Les plaidoiries de la défense sont fournies mais évidemment périlleuses, tant les éléments ainsi que son attitude accablent l'accusé. Le moindre détail est surexploité par les avocates parisiennes afin de faire valoir le doute qui pourrait profiter à l'accusé dans ce dossier.

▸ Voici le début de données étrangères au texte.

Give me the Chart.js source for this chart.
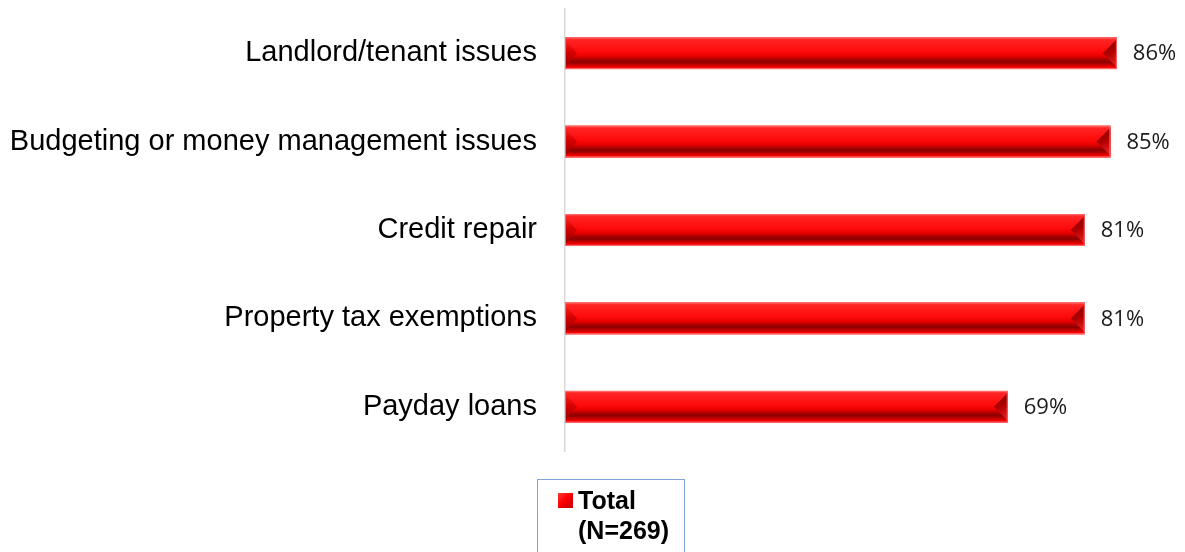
<!DOCTYPE html>
<html>
<head>
<meta charset="utf-8">
<script src="https://cdn.jsdelivr.net/npm/chart.js@4.4.1/dist/chart.umd.min.js"></script>
<style>
  body { margin: 0; background: #fff; }
  #wrap { position: relative; width: 1185px; height: 552px; }
  #legend {
    position: absolute; left: 537px; top: 479px; width: 148px; height: 90px;
    border: 1.5px solid #7ea6d8; box-sizing: border-box;
    font: bold 25px "Liberation Sans", Arial, sans-serif; color: #000;
  }
  #legend .swatch {
    position: absolute; left: 20px; top: 13px; width: 15px; height: 15px;
    background: linear-gradient(135deg, #ff3a3a 0%, #ff0000 45%, #c00000 100%);
  }
  #legend .txt { position: absolute; left: 40px; top: 5px; line-height: 30px; }
</style>
</head>
<body>
<div id="wrap">
  <canvas id="chart" width="1185" height="552"></canvas>
  <div id="legend"></div>
</div>
<script>
var categories = [
  'Landlord/tenant issues',
  'Budgeting or money management issues',
  'Credit repair',
  'Property tax exemptions',
  'Payday loans'
];
var totals = [86, 85, 81, 81, 69];
var seriesLabel = ['Total', '(N=269)'];

// bevelled red fill painted over each bar
var bevelBars = {
  id: 'bevelBars',
  afterDatasetsDraw: function(chart) {
    var ctx = chart.ctx;
    var meta = chart.getDatasetMeta(0);
    meta.data.forEach(function(bar, i) {
      var p = bar.getProps(['x', 'y', 'base', 'height'], true);
      var top = p.y - p.height / 2, bottom = p.y + p.height / 2;
      var left = p.base, right = p.x;
      ctx.save();
      var g = ctx.createLinearGradient(0, top, 0, bottom);
      g.addColorStop(0, '#ff5050');
      g.addColorStop(0.08, '#ff2424');
      g.addColorStop(0.45, '#ff0a0a');
      g.addColorStop(0.6, '#e60000');
      g.addColorStop(0.7, '#a80000');
      g.addColorStop(0.78, '#8c0000');
      g.addColorStop(0.87, '#c80000');
      g.addColorStop(0.94, '#f20000');
      g.addColorStop(1, '#ff4a4a');
      ctx.fillStyle = g;
      ctx.fillRect(left, top, right - left, bottom - top);

      // left end bevel
      var b = 12;
      var lg = ctx.createLinearGradient(0, top, 0, bottom);
      lg.addColorStop(0, '#ff3030');
      lg.addColorStop(0.45, '#d80000');
      lg.addColorStop(1, '#8a0000');
      ctx.fillStyle = lg;
      ctx.beginPath();
      ctx.moveTo(left, top + 2);
      ctx.lineTo(left + b, top + p.height * 0.5);
      ctx.lineTo(left, bottom - 2);
      ctx.closePath();
      ctx.fill();

      // right end bevel
      var rg = ctx.createLinearGradient(right - 14, top, right, bottom);
      rg.addColorStop(0, '#7a0000');
      rg.addColorStop(0.5, '#b00000');
      rg.addColorStop(1, '#ff2a2a');
      ctx.fillStyle = rg;
      ctx.beginPath();
      ctx.moveTo(right, top + 2);
      ctx.lineTo(right - 14, top + p.height * 0.5);
      ctx.lineTo(right, bottom - 2);
      ctx.closePath();
      ctx.fill();

      ctx.strokeStyle = '#ff6a6a';
      ctx.lineWidth = 1;
      ctx.strokeRect(left + 0.5, top + 0.5, right - left - 1, bottom - top - 1);

      // value label
      ctx.fillStyle = '#1a1a1a';
      ctx.font = '22px "Open Sans", sans-serif';
      ctx.textBaseline = 'middle';
      ctx.textAlign = 'left';
      ctx.fillText(totals[i] + '%', right + 16, p.y + 1);
      ctx.restore();
    });
  }
};

var chart = new Chart(document.getElementById('chart'), {
  type: 'bar',
  data: {
    labels: categories,
    datasets: [{
      label: seriesLabel.join(' '),
      data: totals,
      backgroundColor: '#ff0000',
      borderWidth: 0,
      categoryPercentage: 1,
      barPercentage: 0.36
    }]
  },
  options: {
    indexAxis: 'y',
    responsive: false,
    animation: false,
    layout: { padding: { left: 0, right: 4, top: 9, bottom: 101 } },
    plugins: {
      legend: { display: false },
      tooltip: { enabled: false }
    },
    scales: {
      x: { display: false, min: 0, max: 96 },
      y: {
        afterFit: function(scale) {
          scale.width = 565;
          scale.paddingTop = 0;
          scale.paddingBottom = 0;
        },
        grid: { display: false, drawTicks: false },
        border: { display: true, color: '#d9d9d9', width: 1.5 },
        ticks: {
          padding: 28,
          color: '#000',
          font: { family: '"Liberation Sans", Arial, sans-serif', size: 29 }
        }
      }
    }
  },
  plugins: [bevelBars]
});

// legend box under the plot
var legend = document.getElementById('legend');
legend.innerHTML = '<span class="swatch"></span><div class="txt">' +
  seriesLabel.join('<br>') + '</div>';
</script>
</body>
</html>
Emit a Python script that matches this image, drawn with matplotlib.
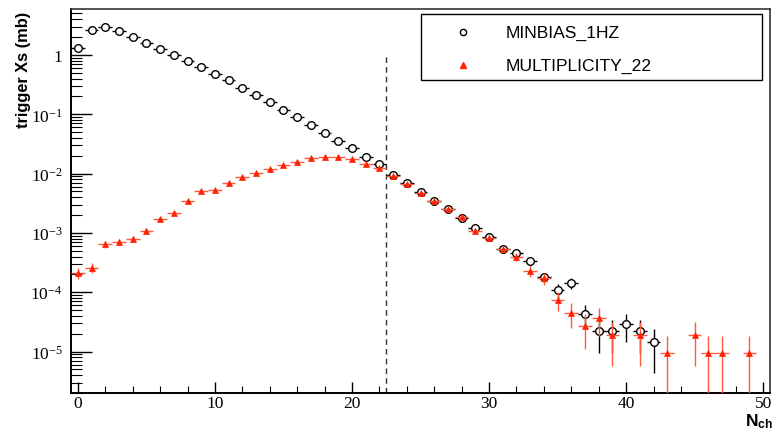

"On a interrogé à l'audience sur l'absence de son cousin Juan Felipe à Nicolas Zepeda. Presque comme si c'était lui qui était à l'origine de l'absence. La partie qui pâtit le plus de son absence c'est la défense, a-t-elle dit. Ces questions qu'il a posées à son cousin n'ont pas de sens. Comment et pourquoi demander à un cousin comment quelqu'un meurt, trois jours seulement après avoir tué ?" a-t-elle interrogé.

"Une panique complète"

"Toutes ces charges qui ne sont que des erreurs grossières de Nicolas Zepeda montrent qu'il n'a rien prémédité. C'est celui d'une panique complète, d'une fuite en avant" a-t-elle conclu, s'appuyant une dernière fois sur "ces interrogations qui demeurent". 

Me Jacqueline Laffont a ensuite repris la parole pour parler "d'une zone inconnue", celle de l'absence de corps de Narumi Kurosaki. Elle a délivré les hypothèses de la défense, évidemment en contradiction avec celles exposées plus tôt dans la journée. "Il n'a pas été relevé d'ADN de Narumi Kurosaki dans la voiture" a rappelé l'avocate parisienne.

"Si aucun corps n'a été retrouvé dans la zone parcourue par Nicolas Zepeda, c'est peut-être qu'il ne se trouve aucun corps dans la zone parcourue par Nicolas Zepeda" a expliqué Jacqueline Laffont, en convoquant "l'ultime parcelle de doute qui existe", avant d'en terminer : "Cette résistance de Nicolas Zepeda m'interroge. Elle ne le sauve pas, elle l'accable. Pour la première fois, il me fait de la peine. Il ne mérite en aucun cas la peine requise. Sa solitude est terrifiante. S'il est coupable, il ne l'a dit à personne. S'il est innocent, tout l'accuse, et il est le seul à le savoir. Et si par hasard il était innocent ?" 

Le président Matthieu Husson a suspendu l'audience après ces mots. 

Ce mardi 12 avril, à 9h, l'accusé pourra prendre une dernière fois la parole avant que le jury ne délibère, puis que le verdict soit annoncé par monsieur le président Matthieu Husson.